Insights | 08.17.20
New Metrics for a New Era
As the financial advice business has evolved, we’ve been struck by how the metrics that the bank securities and insurance community use to describe and assess performance have remained static. The traditional securities industry metrics of average annual gross (AAG) production per advisor, assets or clients per advisor, revenue on assets and profit margin remain paramount. Additionally, the metrics that Ken and Christine Kehrer developed in the early 1990s to assess how firms are penetrating the opportunity in the institution’s customer base continue to be used by firms, consultants and researchers; revenue or profit contribution per million of the institution’s consumer deposits, millions of consumer deposits per advisor and referral rate per millions of consumer deposits or the percentage of bank customers referred. While these metrics have provided valuable benchmarks, we believe that it is high-time for new metrics that better reflect the emerging financial advice business in banks and credit unions.
In the recent joint BISA-Kehrer Bielan webcast entitled “The Advisor of the Future,” the virtual discussion addressed the metrics required to manage the business foundation for the new era. This was the third in a series of BISA’s webcasts on “The Industry in Transition.”
Kevin McCarthy from Truist suggested that growth — of the advisor’s business as well as the firm’s — should be a key metric. Growth, not just in revenue, but assets, new assets and net new assets are a better measure of how well advisors and firms are succeeding in making the transition to a financial advice model.
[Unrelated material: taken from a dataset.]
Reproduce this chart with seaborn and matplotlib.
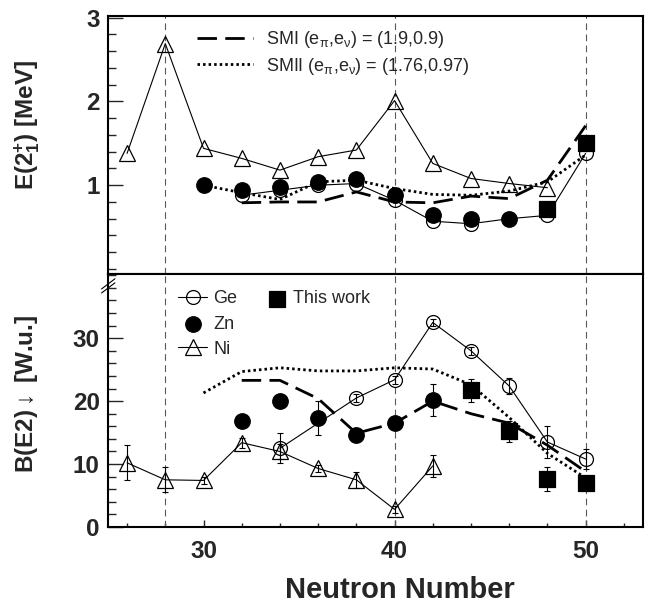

Another factor implicit in the discussion was the breadth and depth of planning — how many of the advisor’s and the firm’s clients are active planning clients, and do those plans encompass a more holistic view of the client beyond asset allocation? As First Horizon’s Rhomes Aur put it, advisors have to become life coaches, engaging with clients about health issues, hobbies, etc.
In terms of assessing how the firm is penetrating the opportunity in the institution’s customer base, the percentage of the bank’s viable investor customers who are served by the firm measures the breadth of penetration; the asset wallet share of existing investment clients indicates the depth of penetration, both for the advisor and the firm.
Previous discussions in the “Industry in Transition” webcasts identified the opportunity presented by the emergence of virtual communications, which free the advisor from being tethered to the branch network. The discussion in “The Advisor of the Future” session suggests that this development occurred just in time, because referrals from the branches are no longer sufficient to support an advisor.
U.S. Bancorp Investment’s (an affiliate of U.S Bank), Dorothy Mitchel, says that future success depends on advisors’ ability to source business from other areas of the banking enterprise — commercial, mortgage and private banking. Aur suggests that they are more open to collaboration as the lending business becomes more competitive, and bankers are searching for alternative ways to service clients. Don’t we need metrics to track how well advisors are collaborating with potential partners outside of retail?
As branch referrals recede in the rearview mirror, shouldn’t a key metric be how well the advisor, and the firm, is capturing clients who are not already customers of the bank? Bob Corsarie from Fifth Third said that the future belongs to advisors who are self-motivated to develop and learn to self-source their business.
A corollary measure would be how many of those clients then become banking customers. As Aur pointed out, clients don’t distinguish a difference between the bank and the broker-dealer. There are many different points of entry from the bank versus the broker dealer; one portal for the banking enterprise would encourage advisors to direct their client to another part of the store.
Let’s add these and other metrics to the yardstick we use to assess and manage the business of providing financial advice inside host financial institutions.